Question about the genetics of colour
Posted: Tue Aug 23, 2016 12:33 am
The woman who I bought my horse from forwarded an email about her colour genetics:
The genetics of colour is new to me so I have a question: If I breed her to a Bay stallion that I have my eyes on, does that increase the chances of getting a bay?
And just for fun here's a photo of her:

She is Gg (heterozygous for grey) meaning she has a 50% chance of producing a grey foal no matter what the base color is
BB, (homozygous dominant black) means she carries 2 dominant genes for producing black pigment
AA (homozygous dominant agouti) meaning the distribution of the black pigment will be at the extremities, i.e. a BAY coloring pattern
She does not carry the red gene and should not be able to produce a chestnut even if bred to one.

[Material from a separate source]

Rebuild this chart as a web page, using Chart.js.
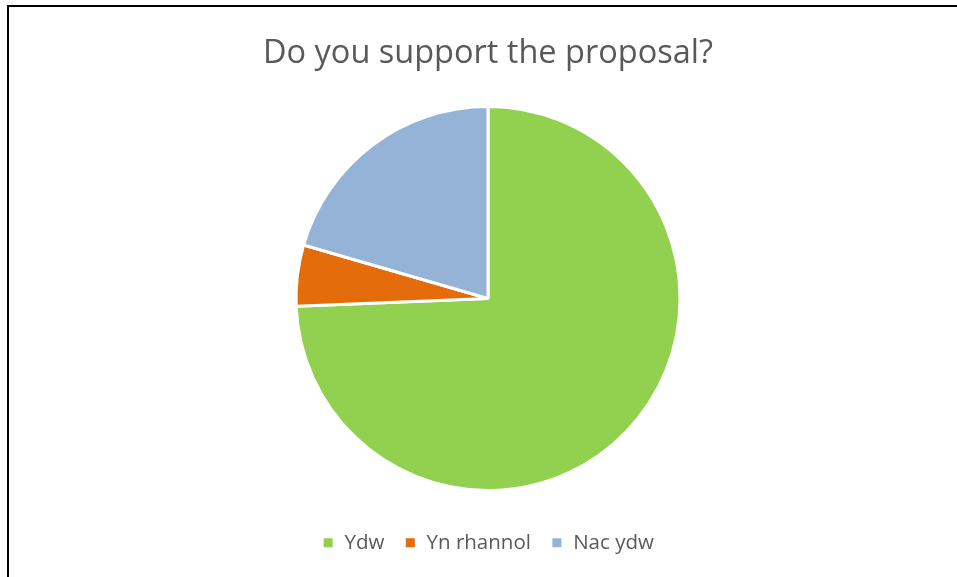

The black gene is confusing, she will not produce a true black foal, only shades of bay.
Therefore all of her foals born should be bay, except for the 50% that will fade to grey. Hopefully that makes sense. I’m not sure now the dilution/cream genes work, and we did not test for those alleles since she did not have any ancestors that were dilute colors.
The genetics of colour is new to me so I have a question: If I breed her to a Bay stallion that I have my eyes on, does that increase the chances of getting a bay?